Your instructions
Your task is to repeat the entries exactly. Leave the pictures out.

Data extract
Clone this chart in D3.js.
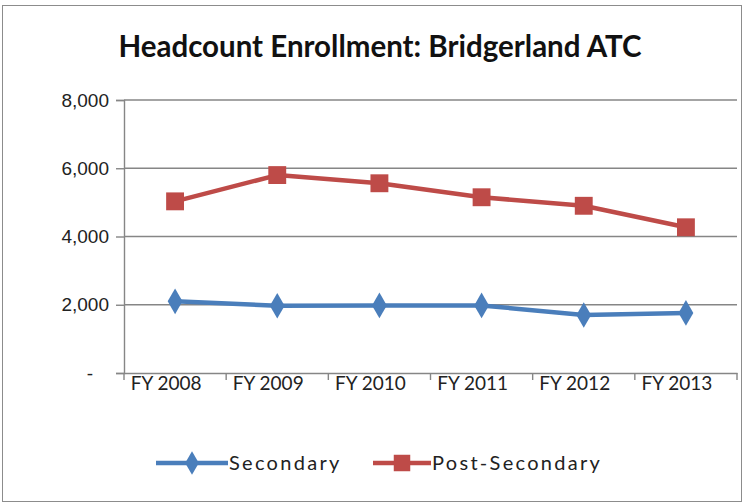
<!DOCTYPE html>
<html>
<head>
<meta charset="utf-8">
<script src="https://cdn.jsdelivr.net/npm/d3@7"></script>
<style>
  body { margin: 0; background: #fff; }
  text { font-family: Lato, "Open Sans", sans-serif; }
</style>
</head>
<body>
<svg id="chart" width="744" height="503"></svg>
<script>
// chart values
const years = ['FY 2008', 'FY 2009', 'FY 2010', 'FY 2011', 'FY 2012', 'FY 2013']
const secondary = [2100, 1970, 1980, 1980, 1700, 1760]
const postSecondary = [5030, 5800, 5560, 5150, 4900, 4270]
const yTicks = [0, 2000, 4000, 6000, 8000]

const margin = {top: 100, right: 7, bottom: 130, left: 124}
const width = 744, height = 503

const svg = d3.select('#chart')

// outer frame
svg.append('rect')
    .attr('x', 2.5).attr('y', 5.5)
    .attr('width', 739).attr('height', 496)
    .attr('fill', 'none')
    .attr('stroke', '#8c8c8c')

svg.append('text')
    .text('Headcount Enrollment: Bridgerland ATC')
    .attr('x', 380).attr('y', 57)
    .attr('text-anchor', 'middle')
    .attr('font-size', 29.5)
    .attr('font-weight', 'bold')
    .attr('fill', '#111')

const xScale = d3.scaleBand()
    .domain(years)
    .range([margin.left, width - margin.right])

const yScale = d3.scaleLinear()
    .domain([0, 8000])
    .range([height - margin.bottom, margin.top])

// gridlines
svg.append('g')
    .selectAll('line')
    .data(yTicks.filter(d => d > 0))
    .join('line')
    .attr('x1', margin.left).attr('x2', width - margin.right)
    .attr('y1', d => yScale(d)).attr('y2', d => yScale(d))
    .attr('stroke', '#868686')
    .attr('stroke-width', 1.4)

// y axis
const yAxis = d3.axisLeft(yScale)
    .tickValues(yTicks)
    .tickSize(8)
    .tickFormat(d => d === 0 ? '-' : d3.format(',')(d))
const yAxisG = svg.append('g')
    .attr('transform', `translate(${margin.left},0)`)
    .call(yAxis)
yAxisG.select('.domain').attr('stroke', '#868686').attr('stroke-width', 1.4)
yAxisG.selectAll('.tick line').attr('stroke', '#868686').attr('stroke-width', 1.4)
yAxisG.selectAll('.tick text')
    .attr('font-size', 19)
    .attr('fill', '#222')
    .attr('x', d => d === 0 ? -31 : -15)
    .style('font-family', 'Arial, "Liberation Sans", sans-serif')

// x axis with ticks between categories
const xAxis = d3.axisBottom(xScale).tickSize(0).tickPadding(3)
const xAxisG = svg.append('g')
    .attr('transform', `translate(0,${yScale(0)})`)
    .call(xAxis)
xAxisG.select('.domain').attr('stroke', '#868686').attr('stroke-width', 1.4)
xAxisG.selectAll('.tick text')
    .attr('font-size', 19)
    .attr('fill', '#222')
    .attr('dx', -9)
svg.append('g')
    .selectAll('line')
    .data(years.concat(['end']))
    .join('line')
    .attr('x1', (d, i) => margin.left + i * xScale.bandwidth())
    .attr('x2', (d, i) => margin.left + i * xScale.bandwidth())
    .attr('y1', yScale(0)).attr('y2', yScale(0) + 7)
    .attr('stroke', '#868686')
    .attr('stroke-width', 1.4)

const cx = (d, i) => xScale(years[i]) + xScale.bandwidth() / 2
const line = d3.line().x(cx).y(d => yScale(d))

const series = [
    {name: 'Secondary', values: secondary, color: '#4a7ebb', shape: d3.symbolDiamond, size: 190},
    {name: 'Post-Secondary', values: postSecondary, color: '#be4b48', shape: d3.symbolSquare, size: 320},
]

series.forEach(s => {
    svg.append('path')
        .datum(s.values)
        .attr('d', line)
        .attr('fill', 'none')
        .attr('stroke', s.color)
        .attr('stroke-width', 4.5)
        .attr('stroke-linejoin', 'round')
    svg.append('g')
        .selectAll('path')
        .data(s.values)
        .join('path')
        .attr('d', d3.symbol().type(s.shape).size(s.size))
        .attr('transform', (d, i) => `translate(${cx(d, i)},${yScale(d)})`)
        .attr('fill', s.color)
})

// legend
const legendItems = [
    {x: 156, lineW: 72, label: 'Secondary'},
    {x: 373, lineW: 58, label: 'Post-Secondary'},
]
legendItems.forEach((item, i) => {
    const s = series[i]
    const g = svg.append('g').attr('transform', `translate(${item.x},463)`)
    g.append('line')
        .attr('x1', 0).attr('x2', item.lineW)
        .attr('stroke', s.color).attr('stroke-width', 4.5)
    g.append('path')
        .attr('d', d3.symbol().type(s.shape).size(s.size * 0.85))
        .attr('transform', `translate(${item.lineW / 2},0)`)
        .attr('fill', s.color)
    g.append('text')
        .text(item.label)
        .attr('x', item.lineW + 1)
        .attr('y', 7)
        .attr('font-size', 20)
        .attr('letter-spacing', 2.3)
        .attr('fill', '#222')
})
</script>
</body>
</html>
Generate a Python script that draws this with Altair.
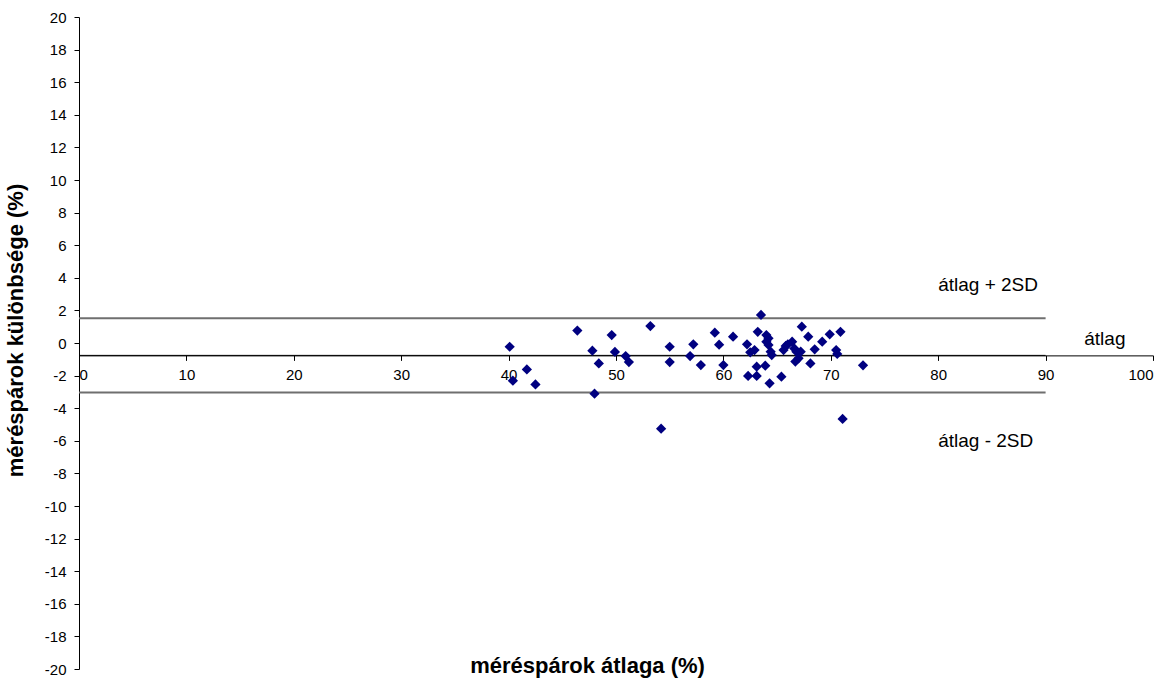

Solution to the problem
Clone this chart in D3.js.
<!DOCTYPE html>
<html>
<head>
<meta charset="utf-8">
<script src="https://cdn.jsdelivr.net/npm/d3@7"></script>
<style>
  body { margin: 0; background: #fff; }
  text { font-family: Lato, "Open Sans", sans-serif; }
</style>
</head>
<body>
<svg id="chart" width="744" height="503"></svg>
<script>
// chart values
const years = ['FY 2008', 'FY 2009', 'FY 2010', 'FY 2011', 'FY 2012', 'FY 2013']
const secondary = [2100, 1970, 1980, 1980, 1700, 1760]
const postSecondary = [5030, 5800, 5560, 5150, 4900, 4270]
const yTicks = [0, 2000, 4000, 6000, 8000]

const margin = {top: 100, right: 7, bottom: 130, left: 124}
const width = 744, height = 503

const svg = d3.select('#chart')

// outer frame
svg.append('rect')
    .attr('x', 2.5).attr('y', 5.5)
    .attr('width', 739).attr('height', 496)
    .attr('fill', 'none')
    .attr('stroke', '#8c8c8c')

svg.append('text')
    .text('Headcount Enrollment: Bridgerland ATC')
    .attr('x', 380).attr('y', 57)
    .attr('text-anchor', 'middle')
    .attr('font-size', 29.5)
    .attr('font-weight', 'bold')
    .attr('fill', '#111')

const xScale = d3.scaleBand()
    .domain(years)
    .range([margin.left, width - margin.right])

const yScale = d3.scaleLinear()
    .domain([0, 8000])
    .range([height - margin.bottom, margin.top])

// gridlines
svg.append('g')
    .selectAll('line')
    .data(yTicks.filter(d => d > 0))
    .join('line')
    .attr('x1', margin.left).attr('x2', width - margin.right)
    .attr('y1', d => yScale(d)).attr('y2', d => yScale(d))
    .attr('stroke', '#868686')
    .attr('stroke-width', 1.4)

// y axis
const yAxis = d3.axisLeft(yScale)
    .tickValues(yTicks)
    .tickSize(8)
    .tickFormat(d => d === 0 ? '-' : d3.format(',')(d))
const yAxisG = svg.append('g')
    .attr('transform', `translate(${margin.left},0)`)
    .call(yAxis)
yAxisG.select('.domain').attr('stroke', '#868686').attr('stroke-width', 1.4)
yAxisG.selectAll('.tick line').attr('stroke', '#868686').attr('stroke-width', 1.4)
yAxisG.selectAll('.tick text')
    .attr('font-size', 19)
    .attr('fill', '#222')
    .attr('x', d => d === 0 ? -31 : -15)
    .style('font-family', 'Arial, "Liberation Sans", sans-serif')

// x axis with ticks between categories
const xAxis = d3.axisBottom(xScale).tickSize(0).tickPadding(3)
const xAxisG = svg.append('g')
    .attr('transform', `translate(0,${yScale(0)})`)
    .call(xAxis)
xAxisG.select('.domain').attr('stroke', '#868686').attr('stroke-width', 1.4)
xAxisG.selectAll('.tick text')
    .attr('font-size', 19)
    .attr('fill', '#222')
    .attr('dx', -9)
svg.append('g')
    .selectAll('line')
    .data(years.concat(['end']))
    .join('line')
    .attr('x1', (d, i) => margin.left + i * xScale.bandwidth())
    .attr('x2', (d, i) => margin.left + i * xScale.bandwidth())
    .attr('y1', yScale(0)).attr('y2', yScale(0) + 7)
    .attr('stroke', '#868686')
    .attr('stroke-width', 1.4)

const cx = (d, i) => xScale(years[i]) + xScale.bandwidth() / 2
const line = d3.line().x(cx).y(d => yScale(d))

const series = [
    {name: 'Secondary', values: secondary, color: '#4a7ebb', shape: d3.symbolDiamond, size: 190},
    {name: 'Post-Secondary', values: postSecondary, color: '#be4b48', shape: d3.symbolSquare, size: 320},
]

series.forEach(s => {
    svg.append('path')
        .datum(s.values)
        .attr('d', line)
        .attr('fill', 'none')
        .attr('stroke', s.color)
        .attr('stroke-width', 4.5)
        .attr('stroke-linejoin', 'round')
    svg.append('g')
        .selectAll('path')
        .data(s.values)
        .join('path')
        .attr('d', d3.symbol().type(s.shape).size(s.size))
        .attr('transform', (d, i) => `translate(${cx(d, i)},${yScale(d)})`)
        .attr('fill', s.color)
})

// legend
const legendItems = [
    {x: 156, lineW: 72, label: 'Secondary'},
    {x: 373, lineW: 58, label: 'Post-Secondary'},
]
legendItems.forEach((item, i) => {
    const s = series[i]
    const g = svg.append('g').attr('transform', `translate(${item.x},463)`)
    g.append('line')
        .attr('x1', 0).attr('x2', item.lineW)
        .attr('stroke', s.color).attr('stroke-width', 4.5)
    g.append('path')
        .attr('d', d3.symbol().type(s.shape).size(s.size * 0.85))
        .attr('transform', `translate(${item.lineW / 2},0)`)
        .attr('fill', s.color)
    g.append('text')
        .text(item.label)
        .attr('x', item.lineW + 1)
        .attr('y', 7)
        .attr('font-size', 20)
        .attr('letter-spacing', 2.3)
        .attr('fill', '#222')
})
</script>
</body>
</html>
Generate a Python script that draws this with Altair.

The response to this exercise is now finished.